A few weeks ago I had a strange experience. I was upset about something - I can't recall what - and Larry and I had gone for a long walk with our dog, Thurber. We were in Prospect Park when Thurber, a hound, heard or smelled something and he took off into the woods. We followed and called to him and after a while he caught up with us.
But I found myself in a part of the woods that wasn't familiar to me. We were on a path that I didn't recognize. Looking out, I saw far ahead of me a winding trail, more woods, and a lake, but none of it looked even vaguely familiar. For a moment I was truly frightened.
I said to Larry. "I've never been here before." And he replied, "Yes, you have lots of times." But no matter how much he tried to convince me I was certain that this was a part of the park where I'd never been.
I recalled Dante's Inferno, its opening lines - "In the middle of the journey of our life I came to myself within a dark wood where the straight way was lost. Ah, how hard a thing it is to tell of that wood, savage and harsh and dense, the thought of which renews my fear!"

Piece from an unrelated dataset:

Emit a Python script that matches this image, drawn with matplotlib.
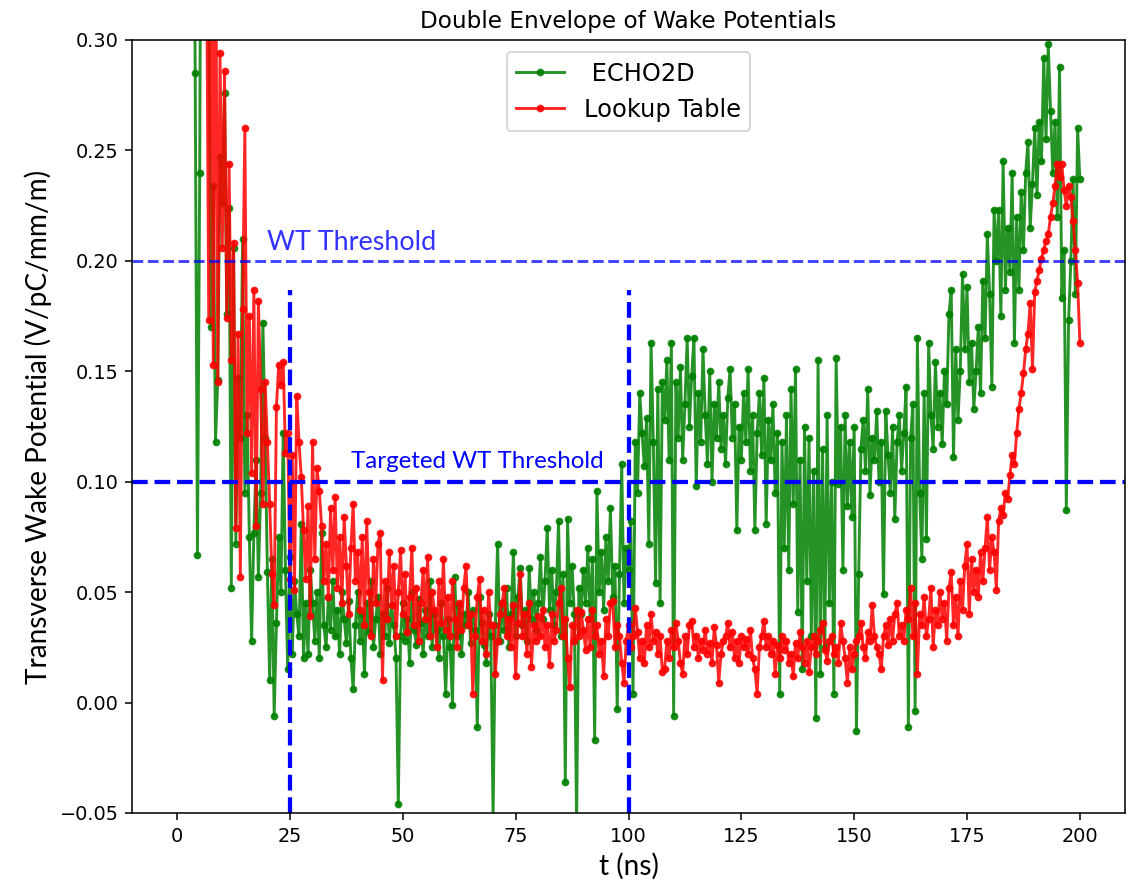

Whatever I was upset about, wherever we were going that morning - everything seemed lost to me.
We kept on the path, descending, until suddenly we arrived at a place I know very well. A small bridge that passes above a waterfall. And suddenly I realized that I had been on this trail often, but I had never come at it from this direction. We had always climbed up from the waterfall, never walked down.
It seemed to me to be a metaphor for whatever ailed me - my daughter, my work, a friendship. It wasn't that the situation had changed but rather that I needed to look at it from another angle. I was on one track and stubbornly seemed unable to view the problem any differently. Yet it seemed to me that the message of this brief journey was the need to approach our lives from a different angle.
It was interesting to me that day to find that I could get lost in a familiar place. And just as interesting to see that I could find my way again.